We’re rooting for both Ee Durbin and Steve Dower who are helping us resolve this. Thanks for your hard work! Hopefully, by this time next week, this will only be a footnote in release management history.

The releases you’re looking at were all cursed in some way. What a way to start 2022! Besides the certificate hold up, Python 3.10.2 is an expedited release (you’ll want to upgrade, read below!), Python 3.11.0a4 had almost 20 (sic, twenty!) release blockers before being finally green, and Python 3.9.10 was made from a new M1 Mac on macOS Monterey which made the usually boring process quite a ride. We’re hoping 2022 won’t be this intense all year!

Python 3.10.2

Get it here: https://www.python.org/downloads/release/python-3102/

This is a special bugfix release ahead of schedule to address a memory leak that was happening on certain function calls when using Cython. The memory leak consisted of a small constant amount of bytes in certain function calls from Cython code. Although in most cases this was not very noticeable, it was very impactful for long-running applications and certain usage patterns. Check bpo-46347 for more information.

Upgrading existing Python 3.10 installations is highly recommended. Even though this is an expedited release, it still contains over 100 other bug fixes.
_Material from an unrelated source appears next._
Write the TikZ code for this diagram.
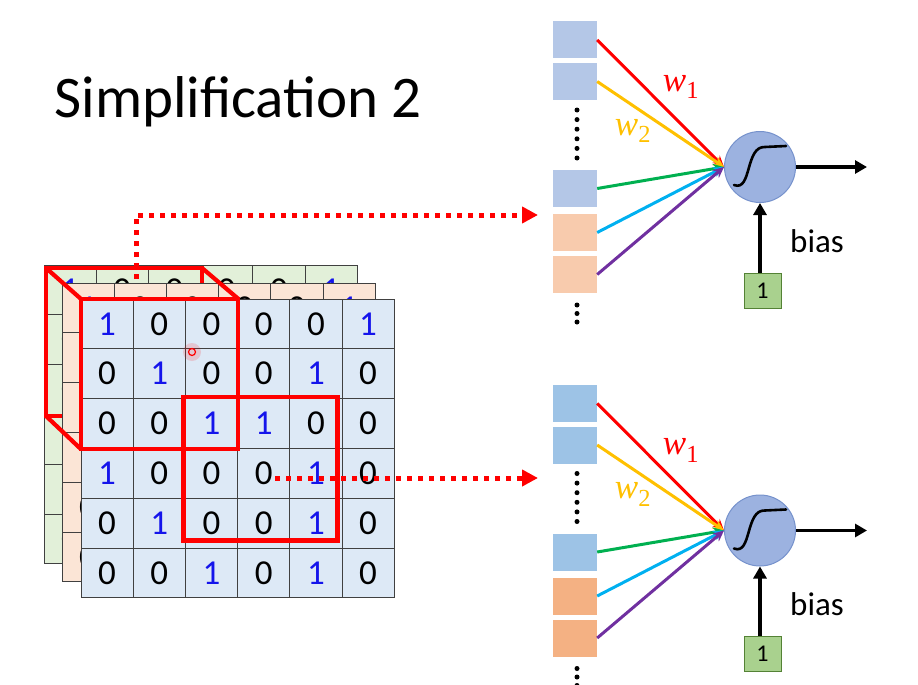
\documentclass[tikz,border=0pt]{standalone}
\usepackage{fontspec}
\setmainfont{Carlito}
\newfontfamily\wfont{Liberation Serif}
\usetikzlibrary{arrows.meta}

\definecolor{numblue}{RGB}{20,20,235}
\definecolor{gridline}{RGB}{64,64,64}
\definecolor{gridgreen}{RGB}{226,240,217}
\definecolor{gridorange}{RGB}{251,229,214}
\definecolor{gridblue}{RGB}{221,233,246}
\definecolor{inblue}{RGB}{180,199,231}
\definecolor{inorange}{RGB}{248,203,173}
\definecolor{inblueD}{RGB}{157,195,230}
\definecolor{inorangeD}{RGB}{244,177,131}
\definecolor{neuronfill}{RGB}{156,178,224}
\definecolor{neuronline}{RGB}{118,146,204}
\definecolor{onefill}{RGB}{169,209,142}
\definecolor{oneline}{RGB}{84,130,53}
\definecolor{wred}{RGB}{255,0,0}
\definecolor{wyel}{RGB}{255,192,0}
\definecolor{wgreen}{RGB}{0,176,80}
\definecolor{wcyan}{RGB}{0,176,240}
\definecolor{wpurple}{RGB}{112,48,160}

\tikzset{
  cell/.style={draw=gridline, line width=0.8pt, rectangle, inner sep=0pt,
    minimum width=52.2pt, minimum height=49.8pt, font=\fontsize{35}{36}\selectfont},
  redbox/.style={draw=wred, line width=4.2pt},
  dotarrow/.style={draw=wred, line width=5pt, dash pattern=on 5pt off 6pt,
    -{Triangle[length=16pt,width=16pt]}},
  inbox/.style={rectangle, inner sep=0pt, minimum width=44pt, minimum height=37pt},
  neuron/.style={circle, fill=neuronfill, draw=neuronline, line width=1pt,
    minimum size=71pt, inner sep=0pt},
  sigm/.style={line width=2.6pt, line cap=round},
  wire/.style={line width=3pt, -{Stealth[length=11pt,width=10pt]}},
  outarrow/.style={line width=3.4pt, -{Triangle[length=12pt,width=13pt]}},
  onebox/.style={rectangle, fill=onefill, draw=oneline, line width=0.6pt,
    minimum width=37pt, minimum height=35pt, font=\fontsize{24}{26}\selectfont},
  lbl/.style={font=\fontsize{33}{35}\selectfont},
  wlbl/.style={font=\wfont\fontsize{35}{37}\selectfont}
}

\newcommand{\celldigit}[1]{\ifnum#1=1 \textcolor{numblue}{1}\else 0\fi}
\newcommand{\wsub}[1]{\textit{w}\textsubscript{#1}}
% one 6x6 layer of the input image: x, y, fill, name prefix
\newcommand{\gridlayer}[4]{%
  \foreach \row [count=\r from 0] in {{1,0,0,0,0,1},{0,1,0,0,1,0},{0,0,1,1,0,0},%
      {1,0,0,0,1,0},{0,1,0,0,1,0},{0,0,1,0,1,0}}
    \foreach \v [count=\c from 0] in \row
      \node[cell, fill=#3] at ({#1+26.1+52.2*\c},{#2+24.9+49.8*\r}) (#4-\r-\c) {\celldigit{\v}};%
}

\begin{document}
\begin{tikzpicture}[x=1pt, y=-1pt]
  \useasboundingbox (0,0) rectangle (918,685);

  \node[anchor=base west, font=\fontsize{59}{60}\selectfont] at (51,117) (title) {Simplification 2};

  % back layers and the filter cube behind them
  \gridlayer{44}{265}{gridgreen}{g}
  \coordinate (kb1) at (46,268);
  \coordinate (kb2) at (202,268);
  \coordinate (kb3) at (46,416);
  \coordinate (kb4) at (202,416);
  \draw[redbox] (kb1) rectangle (kb4);
  \coordinate (dsrc1) at (136,290);
  \coordinate (dtip1) at (538,215);
  \draw[dotarrow] (dsrc1) |- (dtip1);
  \gridlayer{62}{283}{gridorange}{o}
  \gridlayer{81}{299}{gridblue}{f}

  \draw[redbox] (kb1) -- (f-0-0.north west);
  \draw[redbox] (kb2) -- (f-0-2.north east);
  \draw[redbox] (kb3) -- (f-2-0.south west);
  \draw[redbox] (f-0-0.north west) rectangle (f-2-2.south east);
  \draw[redbox] ([shift={(-1.5,-1.5)}]f-2-2.north west) rectangle ([shift={(-5,-8)}]f-4-4.south east);

  \coordinate (dsrc2) at (275,478);
  \coordinate (dtip2) at (538,478);
  \draw[dotarrow] (dsrc2) -- (dtip2);

  % pointer
  \fill[wred, opacity=0.15] (192,352) circle (9);
  \node[circle, draw=wred, line width=1.2pt, minimum size=7pt, inner sep=0pt] at (192,352) (laser) {};

  % the two neurons
  \foreach \dy/\bb/\bo/\p in {0/inblue/inorange/u, 363.5/inblueD/inorangeD/l} {
    \node[inbox, fill=\bb] at (575,{40+\dy}) (\p1) {};
    \node[inbox, fill=\bb] at (575,{81.5+\dy}) (\p2) {};
    \node[inbox, fill=\bb] at (575,{188.5+\dy}) (\p3) {};
    \node[inbox, fill=\bo] at (575,{232.5+\dy}) (\p4) {};
    \node[inbox, fill=\bo] at (575,{274.5+\dy}) (\p5) {};
    \foreach \k in {0,...,5}
      \fill (577,{110+9.6*\k+\dy}) circle (2.5);
    \foreach \k in {0,1,2}
      \fill (577,{305+8.5*\k+\dy}) circle (2.5);

    \node[neuron] at (760,{167+\dy}) (\p n) {};
    \draw[sigm] (\p n.center) ++(-26,18) .. controls +(18,7) and +(-20,-1) .. ++(31,-38) -- ++(21,-1);

    \foreach \i/\wc in {1/wred, 2/wyel, 3/wgreen, 4/wcyan, 5/wpurple}
      \draw[wire, \wc] (\p\i.east) -- (\p n.west);
    \node[wlbl, text=wred] at (681,{87+\dy}) (\p w1) {\wsub{1}};
    \node[wlbl, text=wyel] at (633,{131+\dy}) (\p w2) {\wsub{2}};

    \coordinate (\p o) at (867,{167+\dy});
    \draw[outarrow] (\p n) -- (\p o);
    \node[onebox] at (762.5,{290.5+\dy}) (\p b) {1};
    \draw[outarrow] (\p b.north -| \p n) -- (\p n.south);
    \node[lbl] at (817,{241+\dy}) (\p t) {bias};
  }
\end{tikzpicture}
\end{document}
See the change log for details.

The next Python 3.10 maintenance release will be 3.10.3, currently scheduled for 2022-04-04.

Python 3.9.10

Get it here: https://www.python.org/downloads/release/python-3910/

Python 3.9.10 is the ninth maintenance release of the legacy 3.9 series. Note: Python 3.10 is now the latest feature release series of Python 3.

Python 3.9 micro-releases enter double digits! There’s been 130 commits since 3.9.9 which is a higher number of fixes for this stage of the life cycle compared to 3.8. See the changelog for details on what changed.

As a reminder, on macOS, the default installer is now the new universal2 variant. It’s compatible with Mac OS X 10.9 and newer, including macOS 11 Big Sur and macOS 12 Monterey. Python installed with this variant will work natively on Apple Silicon processors.

The next Python 3.9 maintenance release will be 3.9.11, currently scheduled for Pi Day '22 (2022-03-14).

Python 3.11.0a4

Get it here: https://www.python.org/downloads/release/python-3110a4/

Python 3.11 is still in development. This release, 3.11.0a4, is the fourth of seven planned alpha releases.

Alpha releases are intended to make it easier to test the current state of new features and bug fixes by the community, as well as to test the release process.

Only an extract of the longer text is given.